### Request
Quote the records that follow in full, leaving the pictures out.

· · · · · · ·

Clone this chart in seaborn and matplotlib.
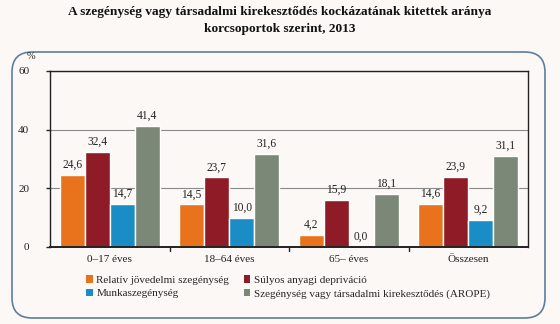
import matplotlib
matplotlib.use("Agg")
import matplotlib.pyplot as plt
from matplotlib.patches import FancyBboxPatch, Patch
import pandas as pd
import seaborn as sns

# Age groups and indicator series (percent)
groups = ["0–17 éves", "18–64 éves", "65– éves", "Összesen"]
series = [
    "Relatív jövedelmi szegénység",
    "Súlyos anyagi depriváció",
    "Munkaszegénység",
    "Szegénység vagy társadalmi kirekesztődés (AROPE)",
]
relativ = [24.6, 14.5, 4.2, 14.6]
sulyos = [32.4, 23.7, 15.9, 23.9]
munka = [14.7, 10.0, 0.0, 9.2]
arope = [41.4, 31.6, 18.1, 31.1]
yticks = [0, 20, 40, 60]

colors = ["#E8731C", "#8E1B25", "#1A8DC6", "#7B8878"]
bg = "#FBF8F6"

rows = []
for name, vals in zip(series, [relativ, sulyos, munka, arope]):
    for g, v in zip(groups, vals):
        rows.append({"csoport": g, "mutato": name, "ertek": v})
df = pd.DataFrame(rows)

sns.set_theme(style="white")
plt.rcParams["font.family"] = ["Liberation Serif", "DejaVu Serif"]

fig = plt.figure(figsize=(5.6, 3.24), dpi=100, facecolor=bg)

# rounded frame around the chart area
frame = FancyBboxPatch((12 / 560, 1 - 318 / 324), 533 / 560, 266 / 324,
                       boxstyle="round,pad=0,rounding_size=0.036",
                       transform=fig.transFigure, facecolor="none",
                       edgecolor="#5F7E9C", linewidth=1.2, zorder=-5,
                       mutation_aspect=560 / 324)
fig.patches.append(frame)

ax = fig.add_axes([50 / 560, 1 - 247 / 324, 478 / 560, 176 / 324])
ax.set_facecolor(bg)

sns.barplot(data=df, x="csoport", y="ertek", hue="mutato", order=groups,
            hue_order=series, palette=colors, width=0.84, gap=0,
            saturation=1, ax=ax, legend=False)

for cont in ax.containers:
    ax.bar_label(cont, labels=[f"{b.get_height():.1f}".replace(".", ",") for b in cont],
                 padding=3, fontsize=8.3, color="#222222")

ax.set_ylim(0, 60)
ax.set_xlim(-0.5, 3.5)
ax.set_yticks(yticks)
ax.set_yticklabels([str(t) for t in yticks], fontsize=8, color="#222222")
ax.yaxis.grid(True, color="#8A8A8A", linewidth=0.8)
ax.set_axisbelow(True)
ax.set_xlabel("")
ax.set_ylabel("")
ax.tick_params(axis="x", length=0, labelsize=8, pad=6, colors="#222222")
ax.tick_params(axis="y", length=3, width=1, pad=12, direction="out", left=True)
for s in ax.spines.values():
    s.set_visible(True)
    s.set_color("#222222")
    s.set_linewidth(1.0)
ax.spines["bottom"].set_linewidth(1.4)

# tick marks between the age groups
for xb in [0.5, 1.5, 2.5]:
    ax.plot([xb, xb], [0, -1.4], color="#222222", lw=1, clip_on=False)

ax.text(-0.048, 1.08, "%", transform=ax.transAxes, fontsize=7.5,
        ha="left", va="center", color="#222222")

fig.text(0.5, 1 - 12 / 324, "A szegénység vagy társadalmi kirekesztődés kockázatának kitettek aránya",
         ha="center", va="center", fontsize=9.6, fontweight="bold", color="#111111")
fig.text(0.5, 1 - 29 / 324, "korcsoportok szerint, 2013",
         ha="center", va="center", fontsize=9.6, fontweight="bold", color="#111111")

order = [0, 2, 1, 3]
handles = [Patch(facecolor=colors[i], edgecolor="none") for i in order]
labels = [series[i] for i in order]
fig.legend(handles, labels, ncol=2, frameon=False, fontsize=8,
           loc="center left", bbox_to_anchor=(82 / 560, 1 - 287 / 324),
           handlelength=0.6, handleheight=0.6, handletextpad=0.3,
           columnspacing=1.3, labelspacing=0.35, borderaxespad=0)

fig.savefig("out.png", dpi=100, facecolor=bg)
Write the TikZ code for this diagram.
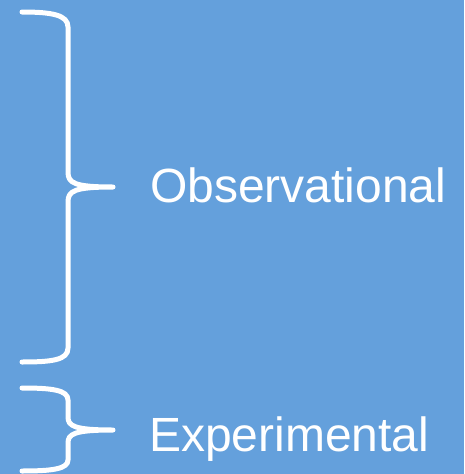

· · · · · · ·

### The response
Clone this chart in seaborn and matplotlib.
import matplotlib
matplotlib.use("Agg")
import matplotlib.pyplot as plt
from matplotlib.patches import FancyBboxPatch, Patch
import pandas as pd
import seaborn as sns

# Age groups and indicator series (percent)
groups = ["0–17 éves", "18–64 éves", "65– éves", "Összesen"]
series = [
    "Relatív jövedelmi szegénység",
    "Súlyos anyagi depriváció",
    "Munkaszegénység",
    "Szegénység vagy társadalmi kirekesztődés (AROPE)",
]
relativ = [24.6, 14.5, 4.2, 14.6]
sulyos = [32.4, 23.7, 15.9, 23.9]
munka = [14.7, 10.0, 0.0, 9.2]
arope = [41.4, 31.6, 18.1, 31.1]
yticks = [0, 20, 40, 60]

colors = ["#E8731C", "#8E1B25", "#1A8DC6", "#7B8878"]
bg = "#FBF8F6"

rows = []
for name, vals in zip(series, [relativ, sulyos, munka, arope]):
    for g, v in zip(groups, vals):
        rows.append({"csoport": g, "mutato": name, "ertek": v})
df = pd.DataFrame(rows)

sns.set_theme(style="white")
plt.rcParams["font.family"] = ["Liberation Serif", "DejaVu Serif"]

fig = plt.figure(figsize=(5.6, 3.24), dpi=100, facecolor=bg)

# rounded frame around the chart area
frame = FancyBboxPatch((12 / 560, 1 - 318 / 324), 533 / 560, 266 / 324,
                       boxstyle="round,pad=0,rounding_size=0.036",
                       transform=fig.transFigure, facecolor="none",
                       edgecolor="#5F7E9C", linewidth=1.2, zorder=-5,
                       mutation_aspect=560 / 324)
fig.patches.append(frame)

ax = fig.add_axes([50 / 560, 1 - 247 / 324, 478 / 560, 176 / 324])
ax.set_facecolor(bg)

sns.barplot(data=df, x="csoport", y="ertek", hue="mutato", order=groups,
            hue_order=series, palette=colors, width=0.84, gap=0,
            saturation=1, ax=ax, legend=False)

for cont in ax.containers:
    ax.bar_label(cont, labels=[f"{b.get_height():.1f}".replace(".", ",") for b in cont],
                 padding=3, fontsize=8.3, color="#222222")

ax.set_ylim(0, 60)
ax.set_xlim(-0.5, 3.5)
ax.set_yticks(yticks)
ax.set_yticklabels([str(t) for t in yticks], fontsize=8, color="#222222")
ax.yaxis.grid(True, color="#8A8A8A", linewidth=0.8)
ax.set_axisbelow(True)
ax.set_xlabel("")
ax.set_ylabel("")
ax.tick_params(axis="x", length=0, labelsize=8, pad=6, colors="#222222")
ax.tick_params(axis="y", length=3, width=1, pad=12, direction="out", left=True)
for s in ax.spines.values():
    s.set_visible(True)
    s.set_color("#222222")
    s.set_linewidth(1.0)
ax.spines["bottom"].set_linewidth(1.4)

# tick marks between the age groups
for xb in [0.5, 1.5, 2.5]:
    ax.plot([xb, xb], [0, -1.4], color="#222222", lw=1, clip_on=False)

ax.text(-0.048, 1.08, "%", transform=ax.transAxes, fontsize=7.5,
        ha="left", va="center", color="#222222")

fig.text(0.5, 1 - 12 / 324, "A szegénység vagy társadalmi kirekesztődés kockázatának kitettek aránya",
         ha="center", va="center", fontsize=9.6, fontweight="bold", color="#111111")
fig.text(0.5, 1 - 29 / 324, "korcsoportok szerint, 2013",
         ha="center", va="center", fontsize=9.6, fontweight="bold", color="#111111")

order = [0, 2, 1, 3]
handles = [Patch(facecolor=colors[i], edgecolor="none") for i in order]
labels = [series[i] for i in order]
fig.legend(handles, labels, ncol=2, frameon=False, fontsize=8,
           loc="center left", bbox_to_anchor=(82 / 560, 1 - 287 / 324),
           handlelength=0.6, handleheight=0.6, handletextpad=0.3,
           columnspacing=1.3, labelspacing=0.35, borderaxespad=0)

fig.savefig("out.png", dpi=100, facecolor=bg)
Write the TikZ code for this diagram.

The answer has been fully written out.